Workshops help parishes promote vocations
“Vocations are everyone’s business,” Archbishop Seán P. O’Malley wrote in his pastoral letter on vocations released last January. “If you are a Catholic, you have a huge stake in the priesthood and vocations.”
As part of the archbishop’s pastoral initiative to promote vocations throughout the archdiocese, the Office for Vocations is conducting regional workshops where pastors can send representatives from their parish to learn how to form a Parish Vocation Committee.
According to Father Daniel Hennessey, director of the Office for Vocations, the goal is to create in every parish of the archdiocese a committee that will “establish a campaign of prayer in each parish, to promote vocation awareness, and to invite parishioners to consider vocations to either the priesthood or to the religious life.”

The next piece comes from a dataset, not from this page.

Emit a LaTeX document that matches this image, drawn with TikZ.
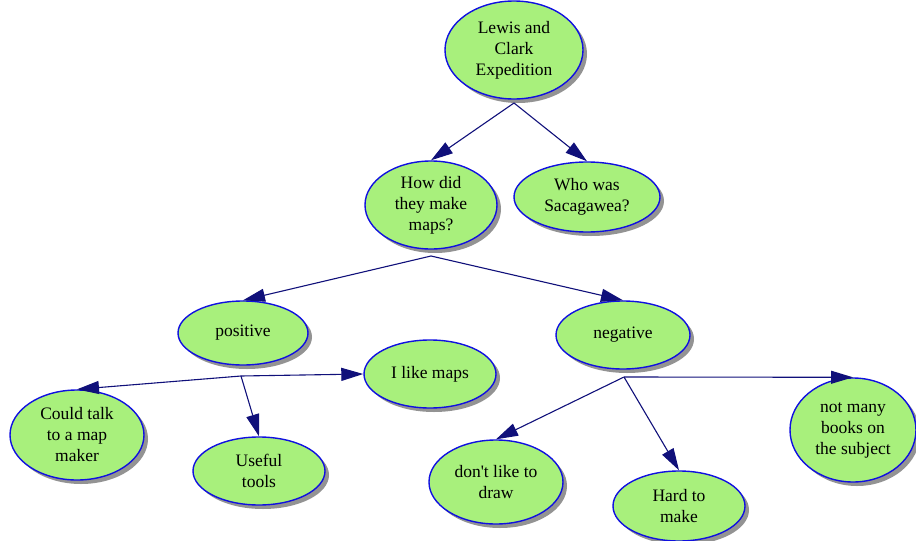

The workshops offer “a wide variety of resources for promoting vocations to the priesthood and religious life,” Father Hennessey said. In addition, each parish is given a “Parish Vocations Committee Guide,” to help facilitate the establishment of the committee.
Parish representatives who attend the workshops serve as liaisons between their parish and the vocations office.
“They are asked to go back to their parishes and put into action the things they have heard and learned in the workshops,” explained Father Hennessey.
“Through the work of these committees, the Lord will bless these parishes with many men and women who wish to serve in the vineyard,” he added.
The first of these workshops was held in the West Region Sept. 24 at St. Julia Church in Weston. Nearly 25 parishes were represented at the workshop. The Merrimack Region and one of the South Region’s workshops were held Oct. 1. According to Father Hennessey, over 50 parishes sent representatives to the events.
“They have been a great success,” Father Hennessey said.
Father Michael Harrington, the newly appointed assistant director of the Office for Vocations, who helped coordinate the workshop in the West Region, believes the workshops are very important for people to realize that the work of promoting vocation awareness is the responsibility all Catholics.
“The most important thing, I think, was that those who attended saw that it isn’t just a few people who will be promoting vocations, but that thousands of people are trying to promote vocations in their own parishes and faith communities,” he said.
“The heart of the work that is going to be done through the vocation committees is to raise a culture of vocation awareness,” remarked Father Harrington.
Father Harrington believes that the “culture of distraction” so often mentioned in Pope John Paul II’s writings must be countered with a “culture of awareness,” so that “seeking the will of God in our lives become engrained into who we are.”
“If we can ultimately accomplish this with these committees, then it will be a job well done,” he added.